If you want to get extra-nerdy, you can tweak almost any of the variables, including fuel costs, electricity costs, how often plug-in hybrids actually get plugged in, what emissions from various sources are, etc. You can even change the color scheme.

I’ll embed it at the bottom of this post, but it’s a little finicky, so you’ll probably have to go over to Carbon Counter to really play with it.
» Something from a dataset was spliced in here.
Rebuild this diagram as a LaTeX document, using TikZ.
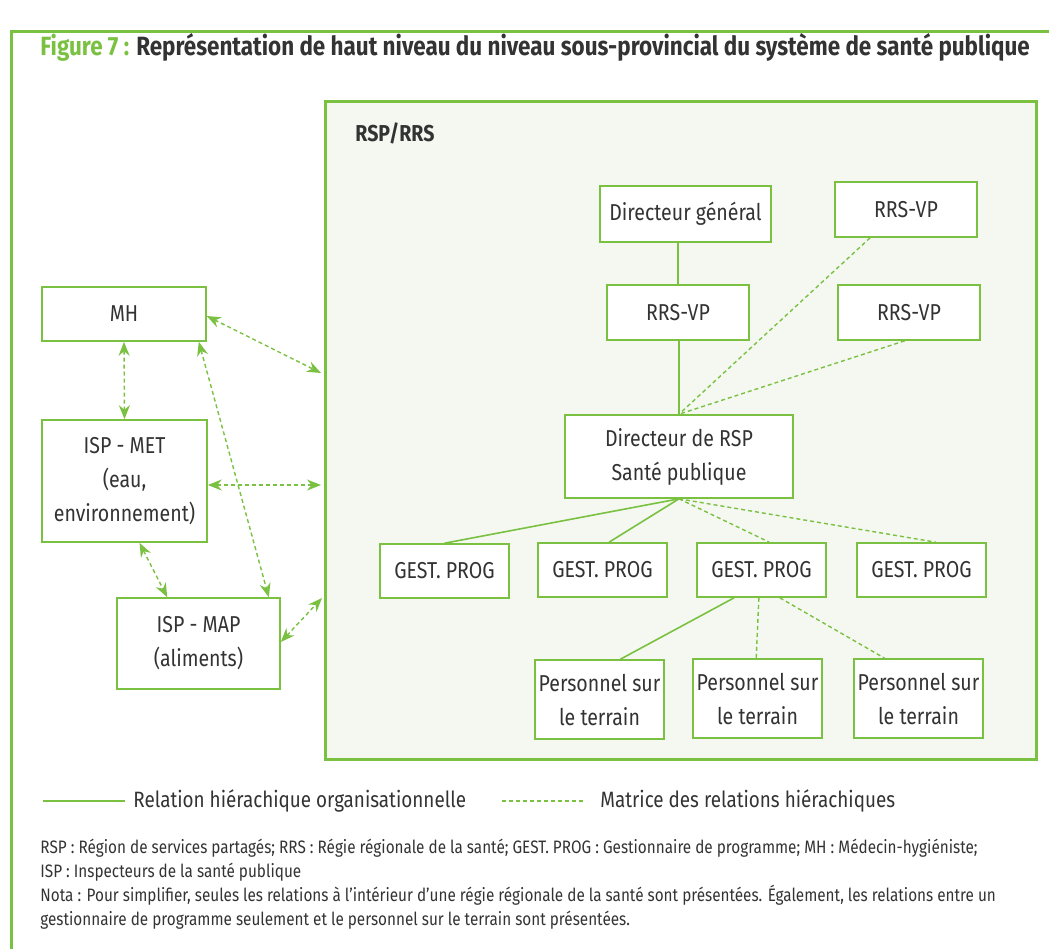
\documentclass[tikz,border=0pt]{standalone}
\usepackage{fontspec}
\setmainfont{Fira Sans}[FakeStretch=0.85]
\usetikzlibrary{arrows.meta,calc}
\definecolor{vert}{RGB}{122,193,66}
\definecolor{fond}{RGB}{245,248,240}
\definecolor{texte}{RGB}{51,51,51}
\tikzstyle{box}=[rectangle,draw=vert,line width=0.8pt,fill=white,text=texte,inner sep=0pt,align=center,font=\fontsize{11.5}{17}\selectfont]
\tikzstyle{org}=[draw=vert,line width=0.8pt]
\tikzstyle{matrice}=[draw=vert,line width=0.7pt,dash pattern=on 2pt off 1.5pt]
\tikzstyle{lien}=[matrice,{Stealth[length=7pt,width=5.5pt]}-{Stealth[length=7pt,width=5.5pt]}]
\tikzstyle{legende}=[anchor=west,text=texte,inner sep=0pt,font=\fontsize{11.1}{14}\selectfont]

\begin{document}
\begin{tikzpicture}[x=0.5pt,y=-0.5pt]
    \useasboundingbox (0,0) rectangle (1049,949);
    \draw[vert,line width=1.5pt] (1049,31) -- (11,31) -- (11,949);
    \node (titre) at (40,47) [anchor=west,inner sep=0pt,font=\fontsize{13.2}{16}\selectfont\bfseries]
      {\textcolor{vert}{Figure 7 :} \textcolor{texte}{Représentation de haut niveau du niveau sous-provincial du système de santé publique}};

    % panneau RSP/RRS
    \node (rsp) at (680.5,430) [draw=vert,fill=fond,line width=1.5pt,minimum width=355.5pt,minimum height=329pt,inner sep=0pt] {};
    \node (rsptitre) at (355,133) [anchor=west,inner sep=0pt,text=texte,font=\fontsize{11.5}{14}\selectfont\bfseries] {RSP/RRS};

    \node (dg)   at (685.5,214)   [box,minimum width=85.5pt,minimum height=28pt] {Directeur général};
    \node (vpA)  at (906,209.5)   [box,minimum width=71pt,minimum height=27.5pt] {RRS-VP};
    \node (vpB)  at (678,312.5)   [box,minimum width=71pt,minimum height=27.5pt] {RRS-VP};
    \node (vpC)  at (909,312.5)   [box,minimum width=71pt,minimum height=27.5pt] {RRS-VP};
    \node (drsp) at (679,456.5)   [box,minimum width=114pt,minimum height=41.5pt] {Directeur de RSP\\Santé publique};

    \node (gp1) at (444.5,571) [box,minimum width=64.5pt,minimum height=27pt] {GEST. PROG};
    \node (gp2) at (602.5,570) [box,minimum width=64.5pt,minimum height=27pt] {GEST. PROG};
    \node (gp3) at (761.5,570) [box,minimum width=64.5pt,minimum height=27pt] {GEST. PROG};
    \node (gp4) at (921.5,570) [box,minimum width=64.5pt,minimum height=27pt] {GEST. PROG};

    \node (pt1) at (599.5,699.5) [box,minimum width=64.5pt,minimum height=39.5pt] {Personnel sur\\le terrain};
    \node (pt2) at (757.5,698.5) [box,minimum width=64.5pt,minimum height=39.5pt] {Personnel sur\\le terrain};
    \node (pt3) at (918.5,698.5) [box,minimum width=64.5pt,minimum height=39.5pt] {Personnel sur\\le terrain};

    \node (mh)  at (124,314)   [box,minimum width=82pt,minimum height=27pt] {MH};
    \node (met) at (124.5,481) [box,minimum width=82.5pt,minimum height=61pt] {ISP - MET\\(eau,\\environnement)};
    \node (map) at (198.5,643.5) [box,minimum width=81.5pt,minimum height=45.5pt] {ISP - MAP\\(aliments)};

    \draw [org] (vpB.north) -- (vpB.north |- dg.south);
    \draw [org] (drsp.north) -- (vpB.south -| drsp.north);
    \draw [matrice] ($(vpA.south west)!.25!(vpA.south east)$) -- (drsp.north);
    \draw [matrice] ($(vpC.south west)!.47!(vpC.south east)$) -- (drsp.north);

    \draw [org] (drsp.south) -- (gp1.north);
    \draw [org] (drsp.south) -- ($(gp2.north west)!.55!(gp2.north east)$);
    \draw [matrice] (drsp.south) -- ($(gp3.north west)!.56!(gp3.north east)$);
    \draw [matrice] (drsp.south) -- ($(gp4.north west)!.61!(gp4.north east)$);

    \draw [org] ($(gp3.south west)!.29!(gp3.south east)$) -- ($(pt1.north west)!.66!(pt1.north east)$);
    \draw [matrice] ($(gp3.south west)!.48!(gp3.south east)$) -- ($(pt2.north west)!.49!(pt2.north east)$);
    \draw [matrice] ($(gp3.south west)!.64!(gp3.south east)$) -- ($(pt3.north west)!.24!(pt3.north east)$);

    % relations avec le MH et les ISP
    \coordinate (c1) at (321,373);
    \coordinate (c2) at (321,485);
    \coordinate (c3) at (322,598);
    \draw [lien] (mh.east |- 0,316) -- (c1);
    \draw [lien] (mh.south) -- (met.north);
    \draw [lien] ($(mh.south east)+(-8,0)$) -- ($(map.north east)+(-12,0)$);
    \draw [lien] (met.east |- c2) -- (c2);
    \draw [lien] ($(met.south west)!.59!(met.south east)$) -- ($(map.north west)!.31!(map.north east)$);
    \draw [lien] (map.east |- 0,642) -- (c3);

    % legende
    \coordinate (l1a) at (43,801);
    \coordinate (l1b) at (125,801);
    \coordinate (l2a) at (502,801);
    \coordinate (l2b) at (585,801);
    \draw [org] (l1a) -- (l1b);
    \node (leg1) at (133,801) [legende] {Relation hiérachique organisationnelle};
    \draw [matrice] (l2a) -- (l2b);
    \node (leg2) at (600,801) [legende] {Matrice des relations hiérachiques};

    \node (nota) at (40,839) [anchor=north west,align=left,inner sep=0pt,text=texte,font=\fontsize{9}{12}\selectfont]
      {RSP : Région de services partagés; RRS : Régie régionale de la santé; GEST. PROG : Gestionnaire de programme; MH : Médecin-hygiéniste;\\
       ISP : Inspecteurs de la santé publique\\
       Nota : Pour simplifier, seules les relations à l’intérieur d’une régie régionale de la santé sont présentées. Également, les relations entre un\\
       gestionnaire de programme seulement et le personnel sur le terrain sont présentées.};
\end{tikzpicture}
\end{document}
cars, costs and lifecycle ghgs (EST)

A few big-picture results from the study:

  • Contrary to popular opinion, cleaner cars are not more expensive — in fact, some of the most climate-friendly cars are the least expensive, once full lifecycle costs are taken into account. (Hybrid and battery electric vehicles, or BEVs, tend to have lower fuel and maintenance costs, which make up for their higher upfront costs.)
  • The transportation sector isn’t even close to being in line with long-term climate targets. On average, cars sold in 2014 had 50 percent higher emissions than would be consonant with 2030 climate targets.
  • No internal combustion engine (ICE) vehicle had emissions consonant with 2030 targets. (This gets at something I mentioned the other day: To hit the 2 degree target, researchers estimate that the very last ICE vehicle will have to be sold in 2035.)
  • In slightly better news, most hybrid and plug-in hybrid models, and all battery electric vehicles, have emissions commensurate with 2030 targets.
  • The most sobering result of all: No currently available vehicle — not a one — is aligned with 2040 or 2050 targets. That’s because even BEVs rely on the electricity grid, and the electricity grid still generates too many emissions to hit those targets. (The exception: If you live off-grid and generate all your own power with solar panels, your BEV can be fully innocent of all crimes against climate.)

Upshot: The only automotive system commensurate with our long-term climate targets is one composed entirely of BEVs connected to an entirely carbon-free grid.